Package 'rbooster'

Title: AdaBoost Framework for Any Classifier
Description: This is a simple package which provides a function that boosts pre-ready or custom-made classifiers. Package uses Discrete AdaBoost (<doi:10.1006/jcss.1997.1504>) and Real AdaBoost (<doi:10.1214/aos/1016218223>) for two class, SAMME (<doi:10.4310/SII.2009.v2.n3.a8>) and SAMME.R (<doi:10.4310/SII.2009.v2.n3.a8>) for multiclass classification.
Authors: Fatih Saglam [aut, cre] , Hasan Bulut [ctb]
Maintainer: Fatih Saglam <[email protected]>
License: MIT + file LICENSE
Version: 1.1.0
Built: 2024-11-18 06:34:29 UTC
Source: CRAN

Help Index


AdaBoost Framework for Any Classifier

Description

This function allows you to use any classifier to be used in Discrete or Real AdaBoost framework.

Usage

booster(
  x_train,
  y_train,
  classifier = "rpart",
  predictor = NULL,
  method = "discrete",
  x_test = NULL,
  y_test = NULL,
  weighted_bootstrap = FALSE,
  max_iter = 50,
  lambda = 1,
  print_detail = TRUE,
  print_plot = FALSE,
  bag_frac = 0.5,
  p_weak = NULL,
  ...
)

discrete_adaboost(
  x_train,
  y_train,
  classifier = "rpart",
  predictor = NULL,
  x_test = NULL,
  y_test = NULL,
  weighted_bootstrap = FALSE,
  max_iter = 50,
  lambda = 1,
  print_detail = TRUE,
  print_plot = FALSE,
  bag_frac = 0.5,
  p_weak = NULL,
  ...
)

real_adaboost(
  x_train,
  y_train,
  classifier = "rpart",
  predictor = NULL,
  x_test = NULL,
  y_test = NULL,
  weighted_bootstrap = FALSE,
  max_iter = 50,
  lambda = 1,
  print_detail = TRUE,
  print_plot = FALSE,
  bag_frac = 0.5,
  p_weak = NULL,
  ...
)

Arguments

x_train

feature matrix.

y_train

a factor class variable. Boosting algorithm allows for k >= 2. However, not all classifiers are capable of multiclass classification.

classifier

pre-ready or a custom classifier function. Pre-ready classifiers are "rpart", "glm", "gnb", "dnb", "earth".

predictor

prediction function for classifier. It's output must be a factor variable with the same levels of y_train

method

"discrete" or "real" for Discrete or Real Adaboost.

x_test

optional test feature matrix. Can be used instead of predict function. print_detail and print_plot gives information about test.

y_test

optional a factor test class variable with the same levels as y_train. Can be used instead of predict function. print_detail and print_plot gives information about test.

weighted_bootstrap

If classifier does not support case weights, weighted_bootstrap must be TRUE used for weighting. If classifier supports weights, it must be FALSE. default is FALSE.

max_iter

maximum number of iterations. Default to 30. Probably should be higher for classifiers other than decision tree.

lambda

a parameter for model weights. Default to 1. Higher values leads to unstable weak classifiers, which is good sometimes. Lower values leads to slower fitting.

print_detail

a logical for printing errors for each iteration. Default to TRUE

print_plot

a logical for plotting errors. Default to FALSE.

bag_frac

a value between 0 and 1. It represents the proportion of cases to be used in each iteration. Smaller datasets may be better to create weaker classifiers. 1 means all cases. Default to 0.5. Ignored if weighted_bootstrap == TRUE.

p_weak

number of variables to use in weak classifiers. It is the number of columns in x_train by default. Lower values lead to weaker classifiers.

...

additional arguments for classifier and predictor functions. weak classifiers.

Details

method can be "discrete" and "real" at the moment and indicates Discrete AdaBoost and Real AdaBoost. For multiclass classification, "discrete" means SAMME, "real" means SAMME.R algorithm.
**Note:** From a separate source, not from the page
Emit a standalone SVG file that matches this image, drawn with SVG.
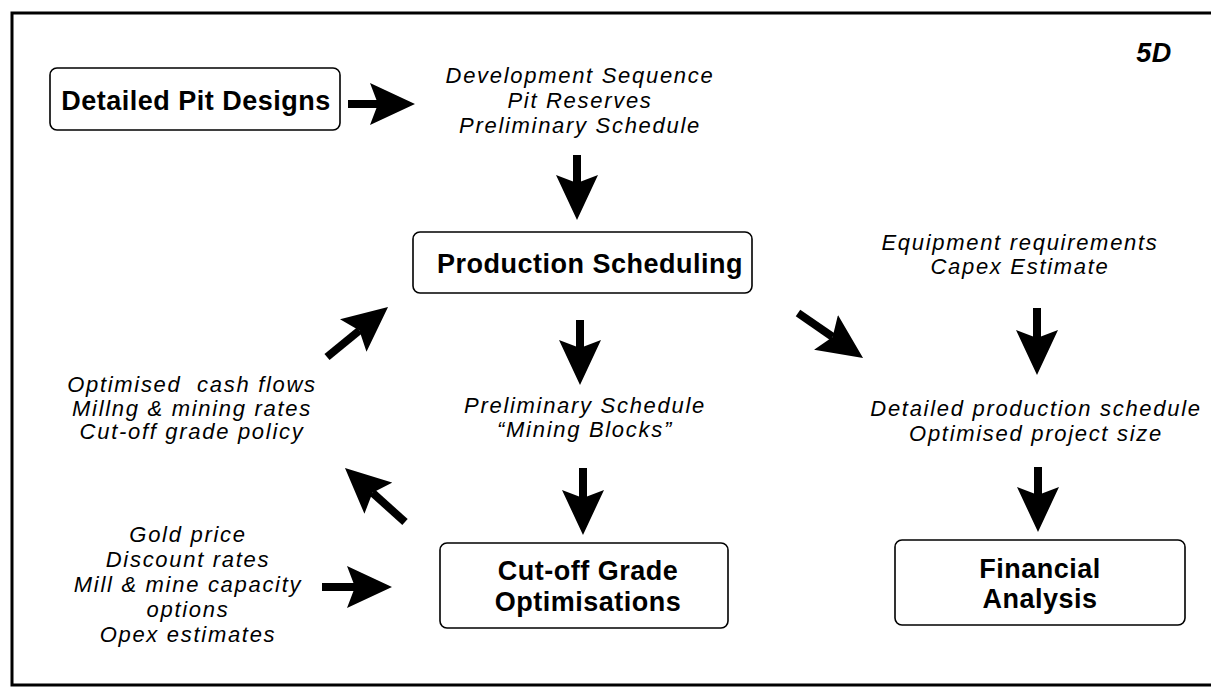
<svg xmlns="http://www.w3.org/2000/svg" width="1211" height="687" viewBox="0 0 1211 687">
<style>
.box{fill:#fff;stroke:#000;stroke-width:1.6}
.bt{font-family:"Liberation Sans",Arial,sans-serif;font-weight:bold;font-size:27px;letter-spacing:0.5px;text-anchor:middle;fill:#000}
.it{font-family:"Liberation Sans",Arial,sans-serif;font-style:italic;font-size:22px;letter-spacing:1.7px;text-anchor:middle;fill:#000}
.arr{stroke:#000;stroke-width:8;fill:none;marker-end:url(#head)}
</style>
<defs>
<marker id="head" markerUnits="userSpaceOnUse" markerWidth="46" markerHeight="42" viewBox="0 0 46 42" refX="8" refY="21" orient="auto">
<path d="M0,0 L45,21 L0,42 L8,21 Z" fill="#000"/>
</marker>
</defs>
<rect width="1211" height="687" fill="#fff"/>
<path d="M1211,13 H12 V685 H1211" fill="none" stroke="#000" stroke-width="3"/>
<text class="bt" x="1154" y="62" font-style="italic" font-size="26">5D</text>

<g id="detailed-pit-designs">
<rect class="box" x="50" y="68" width="290" height="62" rx="7"/>
<text class="bt" x="196" y="110">Detailed Pit Designs</text>
</g>
<g id="development-text">
<text class="it" x="580" y="83">Development Sequence</text>
<text class="it" x="580" y="108">Pit Reserves</text>
<text class="it" x="580" y="133">Preliminary Schedule</text>
</g>
<g id="production-scheduling">
<rect class="box" x="413" y="232" width="339" height="61" rx="7"/>
<text class="bt" x="590" y="273">Production Scheduling</text>
</g>
<g id="equipment-text">
<text class="it" x="1020" y="250">Equipment requirements</text>
<text class="it" x="1020" y="274">Capex Estimate</text>
</g>
<g id="optimised-text">
<text class="it" x="192" y="392" xml:space="preserve">Optimised  cash flows</text>
<text class="it" x="192" y="416">Millng &amp; mining rates</text>
<text class="it" x="192" y="439">Cut-off grade policy</text>
</g>
<g id="preliminary-text">
<text class="it" x="585" y="413">Preliminary Schedule</text>
<text class="it" x="585" y="437">“Mining Blocks”</text>
</g>
<g id="detailed-production-text">
<text class="it" x="1036" y="416">Detailed production schedule</text>
<text class="it" x="1036" y="441">Optimised project size</text>
</g>
<g id="inputs-text">
<text class="it" x="188" y="542">Gold price</text>
<text class="it" x="188" y="567">Discount rates</text>
<text class="it" x="188" y="592">Mill &amp; mine capacity</text>
<text class="it" x="188" y="617">options</text>
<text class="it" x="188" y="642">Opex estimates</text>
</g>
<g id="cutoff-grade-optimisations">
<rect class="box" x="440" y="543" width="288" height="85" rx="7"/>
<text class="bt" x="588" y="580">Cut-off Grade</text>
<text class="bt" x="588" y="611">Optimisations</text>
</g>
<g id="financial-analysis">
<rect class="box" x="895" y="540" width="290" height="85" rx="7"/>
<text class="bt" x="1040" y="578">Financial</text>
<text class="bt" x="1040" y="608">Analysis</text>
</g>

<g id="connectors">
<line class="arr" x1="348" y1="104" x2="378" y2="104"/>
<line class="arr" x1="577" y1="155" x2="577" y2="183"/>
<line class="arr" x1="580" y1="320" x2="580" y2="348"/>
<line class="arr" x1="583" y1="468" x2="583" y2="498"/>
<line class="arr" x1="1037" y1="308" x2="1037" y2="338"/>
<line class="arr" x1="1038" y1="467" x2="1038" y2="495"/>
<line class="arr" x1="798" y1="313" x2="832.6" y2="336.9"/>
<line class="arr" x1="327" y1="357" x2="359.4" y2="330.5"/>
<line class="arr" x1="405" y1="522" x2="372.5" y2="492.8"/>
<line class="arr" x1="322" y1="587" x2="355" y2="587"/>
</g>
</svg>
Pre-ready classifiers are "rpart", "glm", "dnb", "gnb", "earth", which means CART, logistic regression, Gaussian naive bayes, discrete naive bayes and MARS classifier respectively.

predictor is valid only if a custom classifier function is given. A custom classifier funtion should be as function(x_train, y_train, weights, ...) and its output is a model object which can be placed in predictor. predictor function is function(model, x_new, type ...) and its output must be a vector of class predictions. type must be "pred" or "prob", which gives a vector of classes or a matrix of probabilities, which each column represents each class. See vignette("booster", package = "booster") for examples.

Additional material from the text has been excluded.